• _WHAT TO DO_
Scan the material below for the string "this", and copy every line where it shows up.

• _Collected data entries_
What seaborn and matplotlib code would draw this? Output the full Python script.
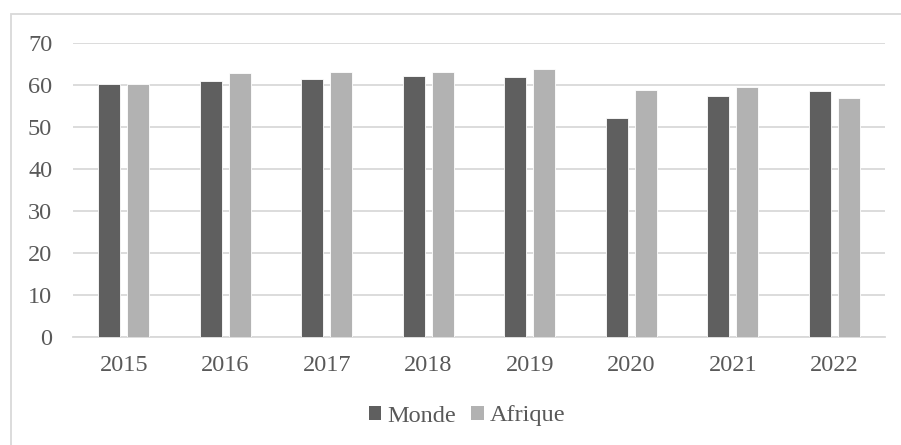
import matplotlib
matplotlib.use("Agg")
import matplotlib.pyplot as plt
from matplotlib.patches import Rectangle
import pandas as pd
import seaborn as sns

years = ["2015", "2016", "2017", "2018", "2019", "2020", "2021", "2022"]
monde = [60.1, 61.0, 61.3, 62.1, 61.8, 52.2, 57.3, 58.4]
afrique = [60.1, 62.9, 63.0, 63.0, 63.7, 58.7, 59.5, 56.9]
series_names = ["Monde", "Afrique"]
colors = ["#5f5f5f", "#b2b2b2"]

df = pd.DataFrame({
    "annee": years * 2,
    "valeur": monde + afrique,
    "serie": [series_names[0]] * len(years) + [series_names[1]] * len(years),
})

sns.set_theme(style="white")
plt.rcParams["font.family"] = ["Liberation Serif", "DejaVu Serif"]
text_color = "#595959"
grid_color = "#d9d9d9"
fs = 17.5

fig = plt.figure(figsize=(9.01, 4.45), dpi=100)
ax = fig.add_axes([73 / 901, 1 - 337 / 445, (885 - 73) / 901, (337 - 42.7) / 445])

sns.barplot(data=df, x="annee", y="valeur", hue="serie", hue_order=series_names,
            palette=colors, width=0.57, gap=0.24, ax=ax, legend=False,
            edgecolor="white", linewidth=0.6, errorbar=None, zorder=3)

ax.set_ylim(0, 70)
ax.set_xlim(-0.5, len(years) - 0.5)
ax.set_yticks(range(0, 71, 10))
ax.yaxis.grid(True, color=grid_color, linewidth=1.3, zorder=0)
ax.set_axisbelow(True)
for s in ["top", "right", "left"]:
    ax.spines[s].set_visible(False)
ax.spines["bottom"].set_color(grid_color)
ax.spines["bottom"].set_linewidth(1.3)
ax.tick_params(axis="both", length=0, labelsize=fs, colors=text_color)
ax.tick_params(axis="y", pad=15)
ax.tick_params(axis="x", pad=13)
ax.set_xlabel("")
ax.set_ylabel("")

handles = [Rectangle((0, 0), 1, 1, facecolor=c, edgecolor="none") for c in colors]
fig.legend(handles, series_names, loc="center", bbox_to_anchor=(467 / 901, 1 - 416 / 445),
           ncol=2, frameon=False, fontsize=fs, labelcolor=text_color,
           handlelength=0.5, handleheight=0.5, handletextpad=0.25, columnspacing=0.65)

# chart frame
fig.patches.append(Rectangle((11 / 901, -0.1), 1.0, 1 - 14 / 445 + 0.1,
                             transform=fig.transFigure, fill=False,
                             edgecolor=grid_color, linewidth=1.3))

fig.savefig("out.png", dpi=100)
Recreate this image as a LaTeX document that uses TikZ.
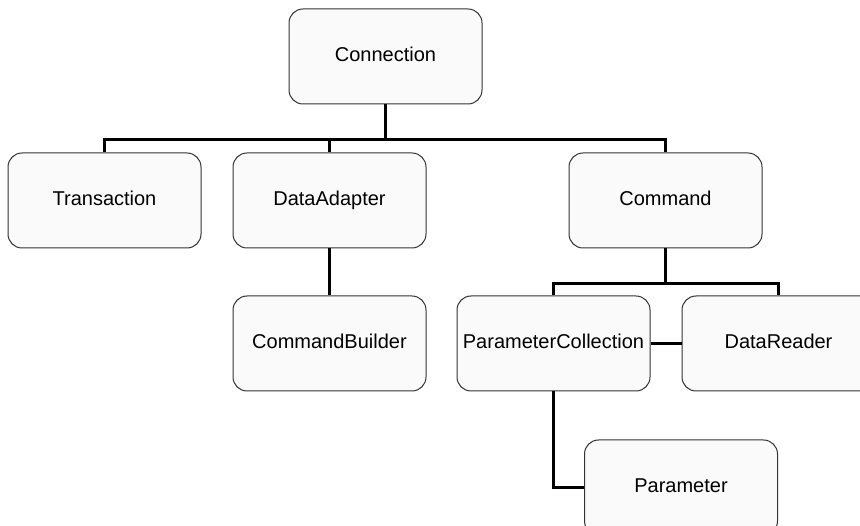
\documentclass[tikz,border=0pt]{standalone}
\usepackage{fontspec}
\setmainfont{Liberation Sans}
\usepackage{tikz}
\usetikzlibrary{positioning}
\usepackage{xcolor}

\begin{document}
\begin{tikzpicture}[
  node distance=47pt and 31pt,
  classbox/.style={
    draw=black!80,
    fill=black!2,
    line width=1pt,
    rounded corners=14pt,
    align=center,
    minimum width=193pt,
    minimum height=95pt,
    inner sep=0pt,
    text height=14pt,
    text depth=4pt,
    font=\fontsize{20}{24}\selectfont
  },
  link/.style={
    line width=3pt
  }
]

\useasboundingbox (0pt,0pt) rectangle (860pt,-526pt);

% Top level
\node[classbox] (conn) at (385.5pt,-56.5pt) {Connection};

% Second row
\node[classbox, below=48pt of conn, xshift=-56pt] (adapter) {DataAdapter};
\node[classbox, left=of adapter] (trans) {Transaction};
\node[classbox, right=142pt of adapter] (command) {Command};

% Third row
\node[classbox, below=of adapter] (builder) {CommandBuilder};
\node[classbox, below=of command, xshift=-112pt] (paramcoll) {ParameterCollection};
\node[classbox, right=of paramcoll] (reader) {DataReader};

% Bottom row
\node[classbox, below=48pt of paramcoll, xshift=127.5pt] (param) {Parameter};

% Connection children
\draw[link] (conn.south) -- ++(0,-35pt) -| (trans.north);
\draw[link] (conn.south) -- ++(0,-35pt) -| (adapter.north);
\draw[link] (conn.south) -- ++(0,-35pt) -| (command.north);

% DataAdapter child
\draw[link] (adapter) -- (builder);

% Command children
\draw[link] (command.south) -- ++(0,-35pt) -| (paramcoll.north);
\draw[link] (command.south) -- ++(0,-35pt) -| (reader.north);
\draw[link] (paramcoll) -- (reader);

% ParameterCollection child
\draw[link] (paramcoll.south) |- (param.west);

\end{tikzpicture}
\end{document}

• _EXPECTED OUTPUT_
What seaborn and matplotlib code would draw this? Output the full Python script.
Recreate this image as a LaTeX document that uses TikZ.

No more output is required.